In a preferred embodiment according to the invention, an adjustment 
mechanism for the goniometer ensures directly by means of a mechanical 
coupling, an angular adjustment of the stray radiation slit and preferably 
also directly an angular adjustment of the divergence slit. As a result, 
an optimum signal-to-noise ratio is attained for each value of the 
incidence angle. The coupling mechanism can then be constructed in 
accordance with the mechanism described in U.S. Pat. No. 3,852,594 and 
which could take the form of a dual mechanism. In an X-ray diffractometer, 
it is favourable to arrange the two slits at about the same distance from 
the sample. The slits and the adjustment mechanisms for the two slits can 
then be made to have substantially the same form of construction. 
In a further preferred embodiment, both adjustments are correlated with the 
angular adjustment of the goniometer controlled from the central control 
unit. The advantage is then obtained that it is possible to depart from 
the geometrically fixed proportions. For a given range of incidence 
angles, for example, a greater or a lesser improvement can be provided 
with respect to other ranges. For example, the effective slit width of the 
stray radiation slit may be varied non-linearly with the effective slit 
width of the divergence slit. For desired ranges, for example, the noise 
can then be reduced to an even greater extent, albeit at the expense of 
some signal strength, or the dynamic range of the output signal can be 
reduced.

Referring to a diffractometer according to the invention, FIG. 1 shows an 
X-ray source 1, a test sample 5 arranged with a goniometer 3 and a 
detector 9 provided with a detector slit 7. Between the source 1 and the 
sample 5 there is located a rotatable divergence slit 11 with an adjusting 
mechanism 12. As described in U.S. Pat. No. 3,852,594, the rotation of 
this slit is made to correspond with the rotation of the test sample which 
is to be carried out by means of the goniometer for measurement purposes. 

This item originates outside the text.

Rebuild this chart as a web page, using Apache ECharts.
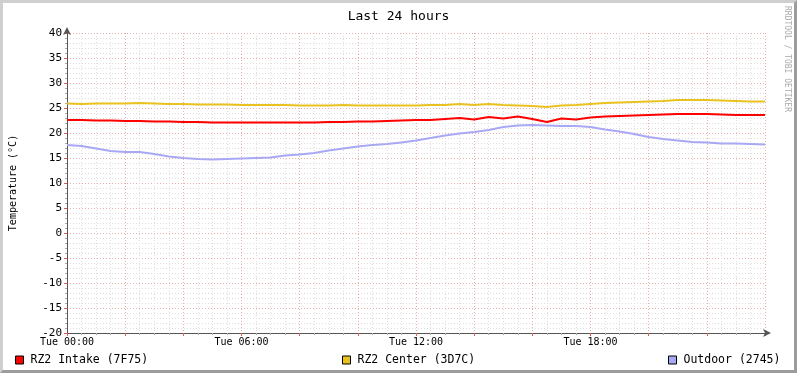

Thus, it is achieved that an X-ray beam 13 emitted by the source will 
irradiate the same amount of the surface of the test sample even when the 
goniometer angle .theta. is varied. Between the test sample and the 
detector slit 7 there is present in known diffractometers a fixed stray 
radiation slit not shown in the Figures. This slit determines for the 
detector an aperture angle .alpha., as a result of which for each 
goniometer angle at least the whole of the irradiated portion of the 
surface of the test sample will remain visible. The width of the slit is 
then chosen in the usual manner so that at large goniometer angles the, 
then apparently extensive, irradiated surface of the test sample is seen 
by the detector. At decreasing values of the goniometer angle .theta., a 
gradually increasing part of the remainder of the surface of the test 
sample will become visible to the detector in addition to the directly 
irradiated portion of the surface. As a result, a comparatively large 
quantity of stray radiation can reach the detector, which will adversely 
affect the signal-to-noise ratio in the measurement signal. When in this 
arrangement the stray radiation slit is also made adjustable, which in 
principle limits the angular aperture, and which for all values of the 
goniometer angle .theta. makes visible to the detector only the directly 
irradiated portion of the surface, a considerable improvement is obtained. 
A stray radiation slit 15, which according to the invention is provided 
with an adjusting mechanism 16, may be adjusted, for example, completely 
in accordance with the arrangement used to adjust the divergence slit 11 
in the known apparatus. Starting from the angular displacement means of 
the goniometer, the two slits are then adjusted synchronously by means of 
the direct mechanical coupling 18. This adjustment need not be a rotation, 
but may alternatively be provided by opening the slits to a greater or 
lesser extent or, albeit rather less conveniently, by displacing the slits 
along the direction of the main ray of the X-ray beam. If the two 
adjustments are not to be coupled directly in operation, both slits can be 
adjusted in correspondence with the goniometer adjustment from a central 
control unit 17 according to a selected program. In order to reduce the 
dynamic range in the signal to be detected, a small variation in the 
irradiated amount of the surface of the test sample can be effected for 
this purpose. 
The position of the stray radiation slit 15 can be chosen almost at will. 
The advantage of making the distances from the test sample to the 
divergence slit 11 and to the stray radiation slit 15 the same, has 
already been pointed out. A position of the stray radiation slit close to 
the test sample would result in a greater margin of adjustment due to the 
fact that the width of the beam is greater there. A position close to the 
detector, in which case an alternative position between the detector slit 
and the detector would be permissible, can result in better screening from 
stray radiation, but would require more accurate adjustment. Corresponding 
considerations apply to the positioning of a stray radiation slit with 
respect to an analysing crystal in an X-ray spectrometer. 
In FIG. 2, the relative intensity I as a function of the goniometer angle 
2.theta. is shown by a graph. Measurement results from an apparatus 
according to the prior art are represented by a curve a and measurement 
results from an apparatus according to the invention are represented by a 
curve b, both curves being drawn, of source, to the same scale. 
Especially for goniometer angles 2.theta. up to about 60.degree., the 
advantage will be clearly apparent. As a result, the analysis of test 
samples, especially of substances having a comparatively large d-value, 
that is to say a large relative distance between crystal planes, has 
become considerably more accurate whereas the mere presence of these very 
substances could only be indicated by other prior methods with 
comparatively great difficulty due to the low signal-to-noise ratio that 
can be attained in analysis thereby.